Last Friday, the WHO had put the toll at 767 deaths and 2,906 injured in the latest round of violence that began on 19 March.
The WHO toll does not distinguish between civilians and fighters.
Meanwhile, the International Organisation for Migration said on Tuesday it had temporarily suspended evacuations of foreigners from Yemen because of security hurdles posed by "all parties to the conflict".
Spokesman Joel Millman said the IOM had been forced to suspend the operation that began on 12 April "until further notice" due to "escalating difficulties faced in undertaking flight operations in recent days".
The IOM said it had flown more than 400 foreign nationals out of the war-torn country since 12 April.
"We call on all parties to the conflict to provide timely clearance for flights, cease demands to add passengers onto humanitarian evacuation flights on the basis of criteria other than the genuine vulnerability of populations of concern as well as guarantee unhindered and safe access for IOM staff in Yemen," a statement said.

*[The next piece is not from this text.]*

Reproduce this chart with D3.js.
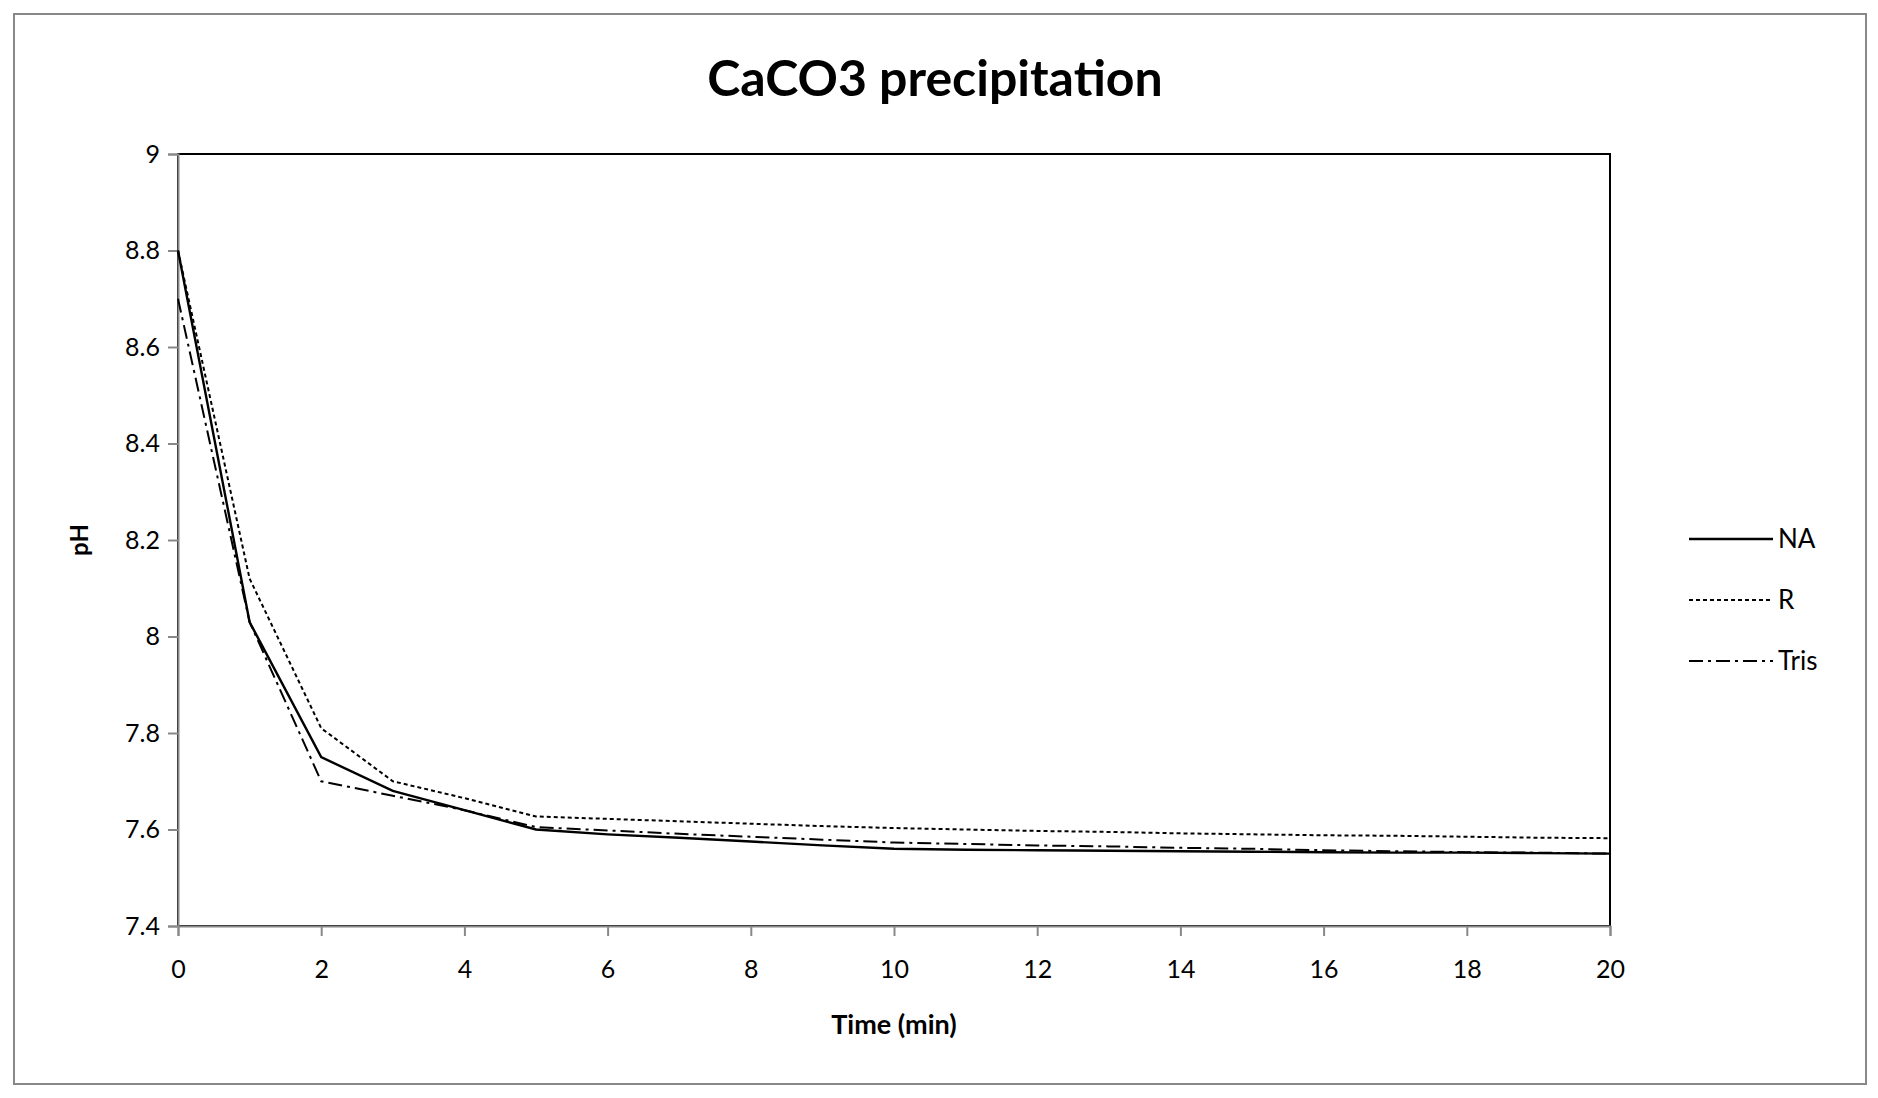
<!DOCTYPE html>
<html><head><meta charset="utf-8">
<script src="https://cdn.jsdelivr.net/npm/d3@7"></script>
<style>body{margin:0;background:#fff}svg{font-family:Lato,"Open Sans",sans-serif}</style>
</head><body><svg id="c" width="1878" height="1098"></svg>
<script>
const times = [0,1,2,3,4,5,6,7,8,9,10,11,12,13,14,15,16,17,18,19,20];
const naValues = [8.8,8.03,7.75,7.68,7.64,7.60,7.59,7.583,7.575,7.567,7.56,7.558,7.557,7.556,7.555,7.554,7.553,7.552,7.552,7.551,7.55];
const rValues = [8.8,8.12,7.81,7.70,7.665,7.627,7.622,7.617,7.612,7.607,7.603,7.600,7.597,7.595,7.592,7.590,7.588,7.587,7.585,7.583,7.582];
const trisValues = [8.7,8.03,7.70,7.67,7.64,7.605,7.598,7.591,7.585,7.579,7.573,7.57,7.567,7.565,7.562,7.56,7.557,7.555,7.553,7.552,7.55];
const series = [
  {name:'NA', values:naValues, dash:null, width:2.4},
  {name:'R', values:rValues, dash:'4,3', width:2},
  {name:'Tris', values:trisValues, dash:'14,5,3,5', width:2}
];
const xTicks = d3.range(0,21,2);
const yTicks = [7.4,7.6,7.8,8,8.2,8.4,8.6,8.8,9];

const svg = d3.select('#c');
const m = {left:178,right:1610,top:154,bottom:926};
const x = d3.scaleLinear().domain([0,20]).range([m.left,m.right]);
const y = d3.scaleLinear().domain([7.4,9]).range([m.bottom,m.top]);

svg.append('rect').attr('x',14).attr('y',14).attr('width',1852).attr('height',1070)
  .attr('fill','#fff').attr('stroke','#888').attr('stroke-width',2);

svg.append('text').attr('x',935).attr('y',96).attr('text-anchor','middle')
  .attr('font-size',50).attr('font-weight','bold').text('CaCO3 precipitation');

svg.append('rect').attr('x',m.left).attr('y',m.top).attr('width',m.right-m.left).attr('height',m.bottom-m.top)
  .attr('fill','none').attr('stroke','#000').attr('stroke-width',2);

const xa = svg.append('g').attr('transform',`translate(0,${m.bottom})`)
  .call(d3.axisBottom(x).tickValues(xTicks).tickSize(10).tickPadding(14).tickFormat(d3.format('d')));
const ya = svg.append('g').attr('transform',`translate(${m.left},0)`)
  .call(d3.axisLeft(y).tickValues(yTicks).tickSize(10).tickPadding(8).tickFormat(d=>String(+d.toFixed(1))));
[xa,ya].forEach(a=>{
  a.select('.domain').attr('stroke','#888').attr('stroke-width',2);
  a.selectAll('.tick line').attr('stroke','#888').attr('stroke-width',2);
  a.selectAll('text').attr('font-size',25).attr('fill','#000').attr('font-family','Lato,sans-serif');
});
xa.selectAll('text').attr('dy','1.1em');

svg.append('text').attr('x',(m.left+m.right)/2).attr('y',1034).attr('text-anchor','middle')
  .attr('font-size',27).attr('font-weight','bold').text('Time (min)');
svg.append('text').attr('transform',`translate(88,${(m.top+m.bottom)/2}) rotate(-90)`).attr('text-anchor','middle')
  .attr('font-size',24).attr('font-weight','bold').text('pH');

const line = d3.line().x((d,i)=>x(times[i])).y(d=>y(d));
series.forEach(s=>{
  svg.append('path').datum(s.values).attr('d',line).attr('fill','none')
    .attr('stroke','#000').attr('stroke-width',s.width).attr('stroke-dasharray',s.dash);
});

const lg = svg.append('g');
series.forEach((s,i)=>{
  const yy = 539 + i*61;
  lg.append('line').attr('x1',1689).attr('x2',1773).attr('y1',yy).attr('y2',yy)
    .attr('stroke','#000').attr('stroke-width',s.width).attr('stroke-dasharray',s.dash);
  lg.append('text').attr('x',1778).attr('y',yy+9).attr('font-size',26).text(s.name);
});
</script></body></html>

Millman stressed that the main obstacle was not the aerial bombing, but instead the violence raging on the ground.
"We have to talk to the coalition members, (but) for the most part, getting enough time has not been the issue, or avoiding the bombardment. It's just the climate of violence around the airport," he said.
The IOM said the UN Security Council had adopted a resolution calling on all the belligerents in Yemen to help in the evacuation of foreigners but this was not being respected.